On fait également des corvées. À la différence du coup de main, les corvées comprennent beaucoup de personnes et ont lieu surtout à l'occasion de travaux exceptionnels, par exemple la corvée de levage de la charpente d'une grange.


Chaque rang pourvoit à l'assistance des pauvres. C'est d'abord les parents et la famille du nécessiteux qui sont censés voir à son entretien, mais si la famille ne peut pas, c'est le rang alors qui s'en charge. Tous les six mois environ, on fait une tournée ou collecte au bénéfice des pauvres. La veille du Jour de l’An, c'est la traditionnelle «guignolée». Chaque rang a son école, sa fromagerie et sa croix du chemin. Le village est situé généralement au centre de la paroisse. Il contient une fromagerie beurrerie, quelques ateliers d'artisan, l'église, le presbytère, les demeures du médecin, du notaire et de quelques rentiers ainsi qu’un ou deux magasins généraux. En somme, la paroisse est comme une grande famille. Tous se connaissent et la plupart sont désignés par un surnom.

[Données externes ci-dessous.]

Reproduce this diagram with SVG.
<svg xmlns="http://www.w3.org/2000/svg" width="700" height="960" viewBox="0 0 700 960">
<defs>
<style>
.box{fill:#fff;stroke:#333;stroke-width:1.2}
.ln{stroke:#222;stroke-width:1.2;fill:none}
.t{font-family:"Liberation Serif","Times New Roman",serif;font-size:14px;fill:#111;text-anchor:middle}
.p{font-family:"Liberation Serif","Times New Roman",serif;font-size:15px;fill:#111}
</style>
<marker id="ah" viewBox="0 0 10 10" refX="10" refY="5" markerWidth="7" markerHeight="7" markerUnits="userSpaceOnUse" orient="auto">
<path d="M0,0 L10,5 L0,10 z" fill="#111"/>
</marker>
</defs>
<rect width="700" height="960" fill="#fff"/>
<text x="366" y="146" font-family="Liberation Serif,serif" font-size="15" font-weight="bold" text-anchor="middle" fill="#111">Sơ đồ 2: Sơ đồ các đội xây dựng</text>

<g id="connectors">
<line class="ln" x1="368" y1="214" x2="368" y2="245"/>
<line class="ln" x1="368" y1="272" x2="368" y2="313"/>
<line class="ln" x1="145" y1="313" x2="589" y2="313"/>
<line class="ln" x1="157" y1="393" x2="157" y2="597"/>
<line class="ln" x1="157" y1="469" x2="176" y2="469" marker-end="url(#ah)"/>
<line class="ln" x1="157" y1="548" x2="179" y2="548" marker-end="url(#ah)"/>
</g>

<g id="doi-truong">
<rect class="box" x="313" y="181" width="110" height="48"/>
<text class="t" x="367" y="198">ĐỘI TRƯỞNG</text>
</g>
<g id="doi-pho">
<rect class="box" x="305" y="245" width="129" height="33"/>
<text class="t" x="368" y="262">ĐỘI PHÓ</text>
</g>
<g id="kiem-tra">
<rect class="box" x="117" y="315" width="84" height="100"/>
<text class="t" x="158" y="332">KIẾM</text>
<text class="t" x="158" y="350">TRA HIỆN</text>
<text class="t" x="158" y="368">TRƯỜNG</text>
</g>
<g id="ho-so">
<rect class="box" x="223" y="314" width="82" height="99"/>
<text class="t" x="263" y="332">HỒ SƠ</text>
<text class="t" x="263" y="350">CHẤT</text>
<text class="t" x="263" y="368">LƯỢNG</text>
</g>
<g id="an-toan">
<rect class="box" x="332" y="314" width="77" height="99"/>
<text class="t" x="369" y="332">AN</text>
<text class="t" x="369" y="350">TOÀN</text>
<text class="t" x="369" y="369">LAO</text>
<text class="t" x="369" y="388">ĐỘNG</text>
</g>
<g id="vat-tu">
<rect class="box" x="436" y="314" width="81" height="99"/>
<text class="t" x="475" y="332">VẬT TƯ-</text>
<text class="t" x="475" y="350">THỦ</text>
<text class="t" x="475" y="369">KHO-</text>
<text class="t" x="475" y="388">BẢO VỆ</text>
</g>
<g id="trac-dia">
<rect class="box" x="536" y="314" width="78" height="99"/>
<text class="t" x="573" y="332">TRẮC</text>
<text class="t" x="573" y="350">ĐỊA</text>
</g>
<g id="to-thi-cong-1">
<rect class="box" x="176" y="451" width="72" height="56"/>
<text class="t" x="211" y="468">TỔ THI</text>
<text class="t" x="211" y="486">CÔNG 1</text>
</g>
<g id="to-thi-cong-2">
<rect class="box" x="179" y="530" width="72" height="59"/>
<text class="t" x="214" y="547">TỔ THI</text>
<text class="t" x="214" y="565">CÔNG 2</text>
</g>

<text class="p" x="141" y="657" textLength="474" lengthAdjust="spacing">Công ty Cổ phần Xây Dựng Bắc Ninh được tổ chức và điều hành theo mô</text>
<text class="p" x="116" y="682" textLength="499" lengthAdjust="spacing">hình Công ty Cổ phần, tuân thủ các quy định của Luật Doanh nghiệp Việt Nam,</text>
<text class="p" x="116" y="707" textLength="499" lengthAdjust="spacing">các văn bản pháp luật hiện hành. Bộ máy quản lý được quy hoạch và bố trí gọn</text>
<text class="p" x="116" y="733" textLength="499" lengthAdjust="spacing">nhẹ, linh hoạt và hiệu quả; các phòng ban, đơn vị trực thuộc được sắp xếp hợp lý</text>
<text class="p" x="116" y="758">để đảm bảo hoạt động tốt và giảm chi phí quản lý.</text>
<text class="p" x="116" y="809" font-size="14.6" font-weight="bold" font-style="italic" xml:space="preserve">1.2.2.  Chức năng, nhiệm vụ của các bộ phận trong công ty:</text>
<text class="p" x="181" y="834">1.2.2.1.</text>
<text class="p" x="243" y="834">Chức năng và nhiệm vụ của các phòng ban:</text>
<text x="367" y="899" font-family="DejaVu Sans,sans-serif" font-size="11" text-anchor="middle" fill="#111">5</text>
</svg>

Au sein de cette paroisse agrandie, on distingue quelques personnes jouissant d'une réputation particulière de sagesse. Le notaire et le médecin exercent une large part d'influence, mais le chef, le patriarche de cette grande famille est le curé. Il connaît tout le monde. Il partage la joie et les peines de ses paroissiens. Il s'occupe souvent du progrès matériel de ses ouailles. Il fonde parfois un cercle agricole pour aider au progrès des techniques agricoles. Son rôle est primordial dans la communauté. L'habitant regarde son curé comme son protecteur naturel. La coutume veut que le 26e enfant d’une famille soit à la charge du curé. Généralement, l'entente est parfaite entre le curé, le notaire et le médecin.


C'est un spectacle curieux le dimanche et les jours de fête que cette population d'hommes, de femmes et d’enfants débouchant sur la place publique, venant de tous les points de la paroisse. On y attache les chevaux à des piquets de bois disposés symétriquement. L'habitant rencontre ici ses connaissances. Il prête également l'oreille aux annonces du crieur public.